Per restituire credibilità al teatrino della politica serve la lezione di Carl Schmitt
25 Giugno 2012
di Luca Negri
La fortunata espressione “teatrino della politica” è ormai entrata perfino nella chiacchiera da bar, per giunta rinforzata dalla diffusa consapevolezza che il teatrino in questione è animato non da vivaci attori in carne e ossa ma da vere e proprie marionette, da rigidi burattini. A muovere i fili dietro le quinte, è luogo comune tutt’altro che infondato, ci sono oscuri mangiafuoco non legittimati da alcun voto popolare, esponenti del mondo economico e finanziario. Non c’è dunque da stupirsi per il crescente sentimento di sfiducia nei confronti della politica tradizionale, della stessa democrazia rappresentativa, di tutta la classe dirigente protagonista della cosiddetta Seconda Repubblica, per quanto riguarda il nostro paese.
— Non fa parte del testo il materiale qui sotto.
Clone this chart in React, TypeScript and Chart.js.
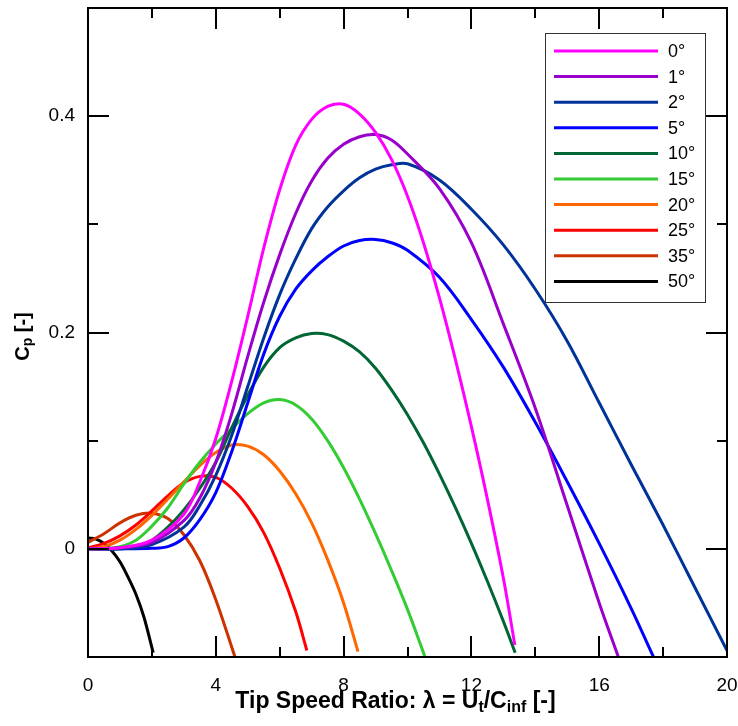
import React, { useEffect, useRef } from 'react';
import { Chart, registerables } from 'chart.js';

Chart.register(...registerables);

const seriesLabels = ['0°', '1°', '2°', '5°', '10°', '15°', '20°', '25°', '35°', '50°'];
const seriesColors = ['#ff00ff', '#9900cc', '#003399', '#0000ff', '#006633', '#33cc33', '#ff6600', '#ff0000', '#cc3300', '#000000'];

const x0 = [0, 1, 2, 3, 3.5, 4, 4.5, 5, 5.5, 6, 6.5, 7, 7.5, 8, 8.5, 9, 9.5, 10, 10.5, 11, 11.5, 12, 12.5, 13, 13.36];
const y0 = [0, 0.001, 0.008, 0.032, 0.062, 0.102, 0.155, 0.215, 0.278, 0.332, 0.373, 0.397, 0.409, 0.411, 0.402, 0.385, 0.36, 0.326, 0.283, 0.232, 0.175, 0.113, 0.046, -0.027, -0.089];

const x1 = [0, 1, 2, 3, 3.5, 4, 4.5, 5, 5.5, 6, 6.5, 7, 7.5, 8, 8.5, 9, 9.5, 10, 11, 12, 13, 14, 15, 16, 16.6];
const y1 = [0, 0.001, 0.006, 0.026, 0.047, 0.08, 0.125, 0.178, 0.228, 0.272, 0.31, 0.34, 0.361, 0.374, 0.381, 0.383, 0.378, 0.365, 0.333, 0.283, 0.208, 0.13, 0.04, -0.05, -0.1];

const x2 = [0, 1, 2, 3, 3.5, 4, 4.5, 5, 5.5, 6, 6.5, 7, 7.5, 8, 8.5, 9, 9.5, 10, 11, 12, 13, 14, 15, 16, 17, 18, 19, 20];
const y2 = [0, 0, 0.004, 0.02, 0.04, 0.068, 0.105, 0.15, 0.195, 0.235, 0.268, 0.296, 0.316, 0.331, 0.343, 0.351, 0.355, 0.356, 0.341, 0.314, 0.281, 0.24, 0.192, 0.135, 0.078, 0.022, -0.036, -0.094];

const x5 = [0, 1, 2, 2.5, 3, 3.5, 4, 4.5, 5, 5.5, 6, 6.5, 7, 7.5, 8, 8.5, 9, 9.5, 10, 11, 12, 13, 14, 15, 16, 17, 17.7];
const y5 = [0, 0, 0.0005, 0.002, 0.01, 0.027, 0.052, 0.09, 0.135, 0.18, 0.215, 0.24, 0.257, 0.27, 0.28, 0.285, 0.286, 0.283, 0.276, 0.251, 0.212, 0.168, 0.117, 0.062, 0.005, -0.055, -0.1];

const x10 = [0, 1, 1.5, 2, 2.5, 3, 3.5, 4, 4.5, 5, 5.5, 6, 6.5, 7, 7.5, 8, 8.5, 9, 9.5, 10, 10.5, 11, 11.5, 12, 12.5, 13, 13.37];
const y10 = [0, 0, 0.002, 0.008, 0.02, 0.036, 0.056, 0.08, 0.112, 0.142, 0.168, 0.186, 0.195, 0.199, 0.198, 0.192, 0.182, 0.167, 0.147, 0.124, 0.098, 0.069, 0.038, 0.005, -0.03, -0.067, -0.096];

const x15 = [0, 0.5, 1, 1.5, 2, 2.5, 3, 3.5, 4, 4.5, 5, 5.5, 6, 6.5, 7, 7.5, 8, 8.5, 9, 9.5, 10, 10.55];
const y15 = [0, 0, 0.002, 0.008, 0.021, 0.038, 0.06, 0.08, 0.097, 0.111, 0.125, 0.135, 0.138, 0.133, 0.12, 0.1, 0.075, 0.046, 0.014, -0.02, -0.056, -0.1];

const x20 = [0, 0.5, 1, 1.5, 2, 2.5, 3, 3.5, 4, 4.5, 5, 5.5, 6, 6.5, 7, 7.5, 8, 8.45];
const y20 = [0, 0.002, 0.008, 0.018, 0.031, 0.046, 0.062, 0.077, 0.089, 0.096, 0.095, 0.087, 0.072, 0.051, 0.024, -0.01, -0.05, -0.095];

const x25 = [0, 0.5, 1, 1.5, 2, 2.5, 3, 3.5, 4, 4.5, 5, 5.5, 6, 6.5, 6.85];
const y25 = [0.001, 0.005, 0.012, 0.022, 0.035, 0.049, 0.061, 0.067, 0.066, 0.056, 0.039, 0.015, -0.018, -0.058, -0.094];

const x35 = [0, 0.5, 1, 1.5, 2, 2.5, 3, 3.5, 4, 4.6];
const y35 = [0.006, 0.014, 0.024, 0.031, 0.033, 0.028, 0.013, -0.011, -0.047, -0.1];

const x50 = [0, 0.25, 0.5, 0.75, 1, 1.25, 1.5, 1.75, 2.04];
const y50 = [0.01, 0.009, 0.005, -0.002, -0.012, -0.026, -0.042, -0.063, -0.096];

const seriesX = [x0, x1, x2, x5, x10, x15, x20, x25, x35, x50];
const seriesY = [y0, y1, y2, y5, y10, y15, y20, y25, y35, y50];

const xMin = 0, xMax = 20, xStep = 2, xLabelEvery = 4;
const yMin = -0.1, yMax = 0.5, yStep = 0.1, yLabelEvery = 0.2;

const FONT = "'Liberation Sans', Arial, Helvetica, sans-serif";

type Part = { t: string; sub?: boolean };

function drawRich(ctx: CanvasRenderingContext2D, parts: Part[], cx: number, cy: number, size: number, subSize: number, subDrop: number) {
  const main = `bold ${size}px ${FONT}`;
  const sub = `bold ${subSize}px ${FONT}`;
  let total = 0;
  const widths = parts.map((p) => {
    ctx.font = p.sub ? sub : main;
    const w = ctx.measureText(p.t).width;
    total += w;
    return w;
  });
  let x = cx - total / 2;
  ctx.textBaseline = 'middle';
  ctx.textAlign = 'left';
  parts.forEach((p, i) => {
    ctx.font = p.sub ? sub : main;
    ctx.fillText(p.t, x, p.sub ? cy + subDrop : cy);
    x += widths[i];
  });
}

const isMultiple = (v: number, m: number) => Math.abs(v / m - Math.round(v / m)) < 1e-6;

const framePlugin = {
  id: 'framePlugin',
  afterDatasetsDraw(chart: any) {
    const { ctx, chartArea } = chart;
    const { left, right, top, bottom } = chartArea;
    const xs = chart.scales.x;
    const ys = chart.scales.y;
    ctx.save();
    ctx.strokeStyle = '#000';
    ctx.lineWidth = 2;
    ctx.lineCap = 'butt';
    ctx.beginPath();
    ctx.rect(left, top, right - left, bottom - top);
    ctx.stroke();
    ctx.beginPath();
    xs.ticks.forEach((t: any) => {
      const px = Math.round(xs.getPixelForValue(t.value));
      const len = isMultiple(t.value, xLabelEvery) ? 21 : 10;
      ctx.moveTo(px, bottom);
      ctx.lineTo(px, bottom - len);
      ctx.moveTo(px, top);
      ctx.lineTo(px, top + len);
    });
    ys.ticks.forEach((t: any) => {
      const py = Math.round(ys.getPixelForValue(t.value));
      const len = isMultiple(t.value, yLabelEvery) ? 21 : 10;
      ctx.moveTo(left, py);
      ctx.lineTo(left + len, py);
      ctx.moveTo(right, py);
      ctx.lineTo(right - len, py);
    });
    ctx.stroke();
    ctx.restore();
  },
  afterDraw(chart: any) {
    const { ctx, chartArea } = chart;
    const { left, right, top, bottom } = chartArea;
    ctx.save();
    ctx.fillStyle = '#000';
    // x title
    drawRich(
      ctx,
      [
        { t: 'Tip Speed Ratio: λ = U' },
        { t: 't', sub: true },
        { t: '/C' },
        { t: 'inf', sub: true },
        { t: ' [-]' },
      ],
      (left + right) / 2 - 12,
      bottom + 45,
      23,
      16,
      6
    );
    // y title
    ctx.translate(23, (top + bottom) / 2 + 4);
    ctx.rotate(-Math.PI / 2);
    drawRich(ctx, [{ t: 'C' }, { t: 'p', sub: true }, { t: ' [-]' }], 0, 0, 20, 14, 5);
    ctx.restore();

    // legend
    ctx.save();
    const bx = right - 182;
    const by = top + 25;
    const bw = 160;
    const bh = 269;
    ctx.fillStyle = '#fff';
    ctx.fillRect(bx, by, bw, bh);
    ctx.strokeStyle = '#333';
    ctx.lineWidth = 1;
    ctx.strokeRect(bx + 0.5, by + 0.5, bw, bh);
    chart.data.datasets.forEach((ds: any, i: number) => {
      const ly = by + 18 + i * 25.6;
      ctx.strokeStyle = ds.borderColor;
      ctx.lineWidth = 3;
      ctx.beginPath();
      ctx.moveTo(bx + 9, ly);
      ctx.lineTo(bx + 113, ly);
      ctx.stroke();
      ctx.fillStyle = '#000';
      ctx.font = `18px ${FONT}`;
      ctx.textAlign = 'left';
      ctx.textBaseline = 'middle';
      ctx.fillText(ds.label, bx + 123, ly + 1);
    });
    ctx.restore();
  },
};

export default function App() {
  const ref = useRef<HTMLCanvasElement | null>(null);
  useEffect(() => {
    document.body.style.margin = '0';
    if (!ref.current) return;
    const datasets = seriesLabels.map((label, i) => ({
      label,
      data: seriesX[i].map((x, j) => ({ x, y: seriesY[i][j] })),
      borderColor: seriesColors[i],
      backgroundColor: seriesColors[i],
      borderWidth: 3,
      pointRadius: 0,
      fill: false,
      tension: 0.35,
    }));
    const chart = new Chart(ref.current, {
      type: 'line',
      data: { datasets },
      options: {
        animation: false,
        responsive: false,
        maintainAspectRatio: false,
        layout: { padding: { left: 0, top: 8, right: 11, bottom: 0 } },
        plugins: { legend: { display: false }, tooltip: { enabled: false } },
        scales: {
          x: {
            type: 'linear',
            min: xMin,
            max: xMax,
            grid: { display: false, drawTicks: false },
            border: { display: false },
            ticks: {
              stepSize: xStep,
              autoSkip: false,
              maxRotation: 0,
              padding: 17,
              color: '#000',
              font: { family: FONT, size: 19 },
              callback: (v: any) => (isMultiple(Number(v), xLabelEvery) ? String(v) : ''),
            },
            afterFit: (s: any) => {
              s.height = 69;
              s.paddingLeft = 0;
              s.paddingRight = 0;
              s.paddingTop = 0;
              s.paddingBottom = 0;
            },
          },
          y: {
            type: 'linear',
            min: yMin,
            max: yMax,
            grid: { display: false, drawTicks: false },
            border: { display: false },
            ticks: {
              stepSize: yStep,
              autoSkip: false,
              padding: 13,
              color: '#000',
              font: { family: FONT, size: 19 },
              callback: (v: any) => {
                const n = Number(v);
                if (!isMultiple(n, yLabelEvery) || n < -1e-9) return '';
                return Math.abs(n) < 1e-9 ? '0' : String(Math.round(n * 10) / 10);
              },
            },
            afterFit: (s: any) => {
              s.width = 88;
              s.paddingLeft = 0;
              s.paddingRight = 0;
              s.paddingTop = 0;
              s.paddingBottom = 0;
            },
          },
        },
      },
      plugins: [framePlugin],
    });
    return () => chart.destroy();
  }, []);
  return (
    <div style={{ width: 738, height: 726, background: '#fff' }}>
      <canvas ref={ref} width={738} height={726} style={{ display: 'block' }} />
    </div>
  );
}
Il ritornello “ce lo chiedono i mercati” rischia di diventare il motto da incidere sulla lapide della politica, a meno che qualcuno non rialzi la testa e rivendichi l’autonomia dell’arte di amministrare l’esistente al di là dei voti espressi dalle agenzie di rating e dei flussi e riflussi del tardo capitalismo.
Da tempo ci ripetiamo che le ideologie sono morte, però non è così vero, mica tutte sono defunte e seppellite. Il liberalismo è ancora vivo, appena scalfito dalla crisi mondiale, poco disposto a mettersi in discussione, sempre rinforzato dalla comoda scusa che le alternative offerte dalla storia sono state ben più nefaste. Eppure è manifesta la sua incapacità ad arginare l’invadenza della tecnica, ultima metafisica rimasta all’Occidente; basti pensare alle questioni bioetiche.
Sui limiti del liberalismo classico, sui rischi del “paradiso artificiale della tecnica”, meditò e scrisse parecchio Carl Schmitt, il più acuto politologo europeo del secolo scorso. La sua famigerata collaborazione con il regime nazista era motivata non certo da sentimenti antigiudaici, bensì dalla speranza di poter fronteggiare, arginare sia la mentalità mercantilista anglosassone che il materialismo sovietico. Schmitt pagò, prima con il carcere e poi con l’ostracismo dagli ambienti accademici, il suo errore di prospettiva, riconobbe i suoi sbagli. A noi non rimane che cogliere cosa c’è di vivo e salutare nel suo pensiero, cosa può restituire credibilità al teatrino politico europeo ed occidentale.
A proposito di dramma, di messa in scena, Adelphi ha da poco pubblicato due dialoghi scritti da Schmitt alla metà degli anni ’50 per un’emittente radiofonica tedesca. Il volumetto, intitolato “Dialogo sul potere” è soprattutto un’ottima introduzione alle sue idee. Alla dicotomia fra civiltà marittima (la “talassocrazia” atlantica), predatrice, piratesca e capitalista e quella terreste, tellurica, eurasiatica, il giurista tedesco dedicò una delle sue opere più riuscite: “Terra e mare” (sempre nel catalogo Adelphi). Il “Dialogo sul nuovo spazio” ripropone lo stesso tema attraverso un dibattito, non privo di ironie e di soluzioni brillanti, fra un anziano storico, un maturo scienziato tentato dallo scientismo e un giovane anglosassone di tendenze futuriste. Ovviamente, Schmitt mette le sue personali riflessioni in bocca al primo dei tre.
Interamente dedicato al problema del potere è invece l’altro dialogo. Se non è più proponibile una legittimazioni politica di stampo medioevale, giustificata da un’investitura divina, se è da rifiutare anche lo Stato hobbesiano fondato sulla paura, sulla pessimistica consapevolezza dell’homo homini lupus, non rimane che la formula “homo homini homo”. Ma “la bella formula” dell’uomo che è veramente uomo per i suoi simili, gli altri uomini, non è per Schmitt una soluzione. Semmai rappresenta “l’inizio della nostra problematica”, la missione di essere veramente umani, non complici di un regime totalitario né di ciechi ed invasivi meccanismi economici.
È proprio da riflessioni come queste che possiamo pensare nuovamente la politica e la sua autonomia, restituire la scena ad attori che non siano semplici burattini, seppellire le ideologie ottocentesche ed accogliere impulsi morali e soluzioni pratiche per gestire e migliorare la nostra civiltà.